Women can have it all – career and family life. Agree or disagree?
The latest fuel to this ever-controversial fire comes from PepsiCo CEO Indra Nooyi. In a recent article, she is direct about her opinion: she doesn’t think that women can have it all – but rather that they can pretend to have it all. In other words, women can look like they’re balancing parenting with a demanding career. The reality, however, is that they probably won’t ever enjoy the genuine feeling of “having it all”, or at least will feel continual guilt for not being able to give their all to each role.
Coverage of her comments in another article suggests another interesting point – that women can have it all if their family is supportive. This arises from Nooyi’s experience – when she arrived home to tell her family that she’d become President of PepsiCo, her mother sent her to go and buy milk (even though it was 10pm and her husband could have bought it earlier). And when she got back, she was told to leave her job title at the door – because “when you enter this house, you’re the wife, you’re the daughter, you’re the daughter-in-law, you’re the mother. You’re all of that. Nobody else can take that place. So leave that damned crown in the garage.”

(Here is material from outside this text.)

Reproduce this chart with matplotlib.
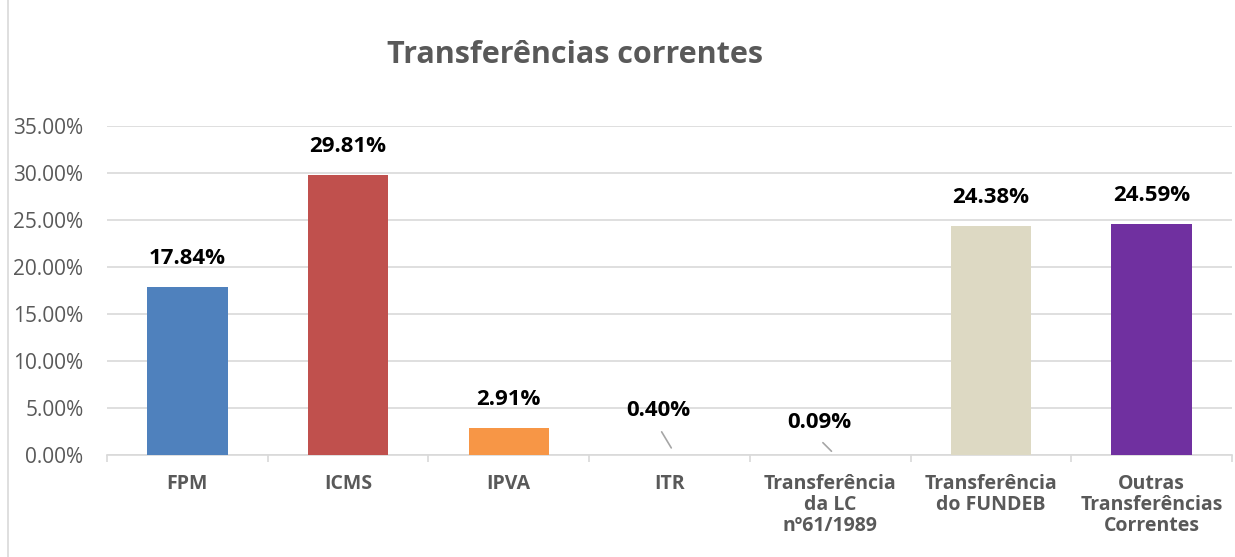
import numpy as np
import matplotlib.pyplot as plt
from matplotlib.patches import Rectangle

categories = ['FPM', 'ICMS', 'IPVA', 'ITR', 'Transferência\nda LC\nnº61/1989',
              'Transferência\ndo FUNDEB', 'Outras\nTransferências\nCorrentes']
values = [17.84, 29.81, 2.91, 0.40, 0.09, 24.38, 24.59]
colors = ['#4F81BD', '#C0504D', '#F79646', 'none', 'none', '#DDD9C3', '#7030A0']

plt.rcParams['font.family'] = ['Open Sans', 'DejaVu Sans']
gray = '#595959'

fig = plt.figure(figsize=(12.35, 5.57), dpi=100)
ax = fig.add_axes([107 / 1235, 1 - 455 / 557, (1232 - 107) / 1235, (455 - 126) / 557])

x = np.arange(len(categories))
ax.bar(x, values, width=0.5, color=colors, zorder=3)

ax.set_xlim(-0.5, len(categories) - 0.5)
ax.set_ylim(0, 35)
ax.set_yticks(np.arange(0, 36, 5))
ax.set_yticklabels([f'{v:.2f}%' for v in np.arange(0, 36, 5)], fontsize=15, color=gray)
ax.yaxis.grid(True, color='#D9D9D9', linewidth=1.2, zorder=0)
ax.tick_params(axis='y', length=0, pad=17)

ax.set_xticks(x)
ax.set_xticklabels(categories, fontsize=14, fontweight='bold', color=gray, linespacing=1.05, va='top')
ax.set_xticks(np.arange(-0.5, len(categories)), minor=True)
ax.tick_params(axis='x', which='major', length=0, pad=14)
ax.tick_params(axis='x', which='minor', length=5, color='#D9D9D9', width=1.2)

for s in ['top', 'right', 'left']:
    ax.spines[s].set_visible(False)
ax.spines['bottom'].set_color('#D9D9D9')
ax.spines['bottom'].set_linewidth(1.2)

for i, v in enumerate(values):
    if v >= 1:
        ax.annotate(f'{v:.2f}%', (i, v), xytext=(0, 13), textcoords='offset points',
                    ha='center', va='bottom', fontsize=16, fontweight='bold', color='black')
    else:
        ax.annotate(f'{v:.2f}%', (i, v), xytext=(-8, 22 if v > 0.2 else 15),
                    textcoords='offset points', ha='center', va='bottom',
                    fontsize=16, fontweight='bold', color='black')
        ax.annotate('', (i + 0.02, v + 0.1), xytext=(-9, 15 if v > 0.2 else 9),
                    textcoords='offset points',
                    arrowprops=dict(arrowstyle='-', color='#A6A6A6', lw=1.2))

fig.text(575 / 1235, 1 - 55 / 557, 'Transferências correntes', ha='center', va='center',
         fontsize=22, fontweight='bold', color=gray)

fig.patches.append(Rectangle((8 / 1235, -0.01), 1.5, 1.5, transform=fig.transFigure,
                             fill=False, edgecolor='#D9D9D9', linewidth=1.2))

fig.savefig('out.png', dpi=100)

Seems harsh, right? Obviously, Nooyi’s cultural background comes into this: one where the traditional role of the female is expected, no matter how busy her career. But even with the support of the family, would the situation ever be perfect? Surely a working mother would always feel some degree of guilt, even if her husband was at home full-time – isn’t that what they call maternal instinct?
As for my stance on the “can-women-have-it-all” debate, I’ve only heard one opinion that I truly agree with. At a women’s conference a few years ago, speaker Joanna Howe, a law lecturer at The University of Adelaide, suggested that women can have it all, just not at the same time. And maybe we just have to accept that as a challenge, instead of flatly denying it.